The African children have shown wonderful natural ability but unfortunately sometime follow advice without question or understanding.

This has led to a cloning type situation in some areas and stunted the development of the natural characteristics of the boys.

By blindly accepting advice the development in some areas for the black cricketers may not be to the optimum.

This has been an area I am now tackling on my fourth visit to assist Zimbabwe cricket.

The African cricketers must be allowed to develop their own style and not compartmentalised into old-fashioned English ideals.

Without doubt these black cricketers have great natural talent and love for the game.

It is being accepted that left elbow up and all that old chap is not the way to go and black cricketers are now being allowed to play more instinctively.

I am amazed just how quickly they adapt to new thoughts and ideas.

This was clearly demonstrated when I drew attention to four players who all went to the same private school (funded by the Zimbabwe Cricket Union) who all had the same crouched stance which was limiting their movement.

I discussed this with their senior player and showed him the alternative and next day he returned with the problem solved and looking a far better player.

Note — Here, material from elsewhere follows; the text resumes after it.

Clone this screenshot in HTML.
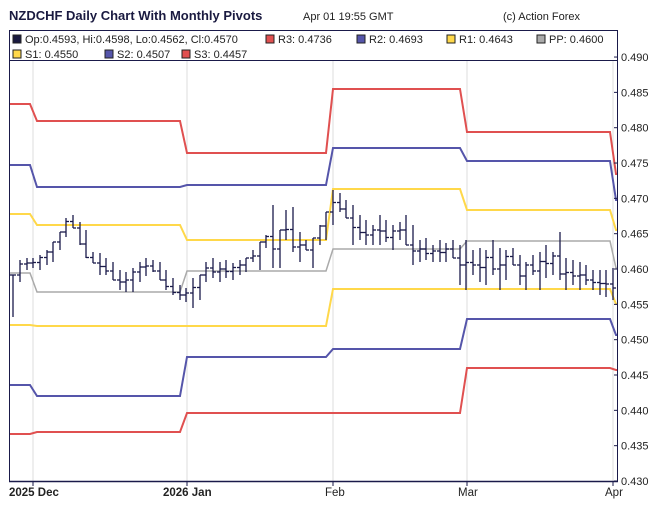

Within 24 hours the rest of his group took his advice and now look better players for it.

They sure have wonderful natural ball skills.

With cricket a virtually new game to the black population, great care must be taken to see that they get the right advice.

Invariably the young Africans are shy and don't ask for advice. This makes it imperative that they are handled properly, allowed to follow their natural instincts, but at the same time taught the simple basic fundamentals of the game.

At present South Africa and Zimbabwe are too English in style and with the emergence of the black players must be encouraged to develop their own instinctive style and not restricted by old fashioned theories and ways.

Zimbabwe must also be careful in the natural push for an African team they don't discourage the development of all players in this country.

At present there are a greater number of better white cricketers than the Africans.

This is natural for up to a few years ago very few Africans played the game.

There were a few Indians but in the system of the time they did not get the opportunities they deserved.

The number of Africans playing cricket is growing at a fast pace.

Within a decade or so they will probably be a dominant force.

Right now they are not and it is vital that Zimbabwe continues its policy of selecting teams on merit if they are to be a competitive force.

Fortunately those controlling the game in Zimbabwe appreciate this and this will be to the benefit of cricket in general for it will allow the young black cricketers time to develop the skills to succeed at the higher level.

I am very proud to be playing even a small part in this exciting era of Zimbabwean cricket.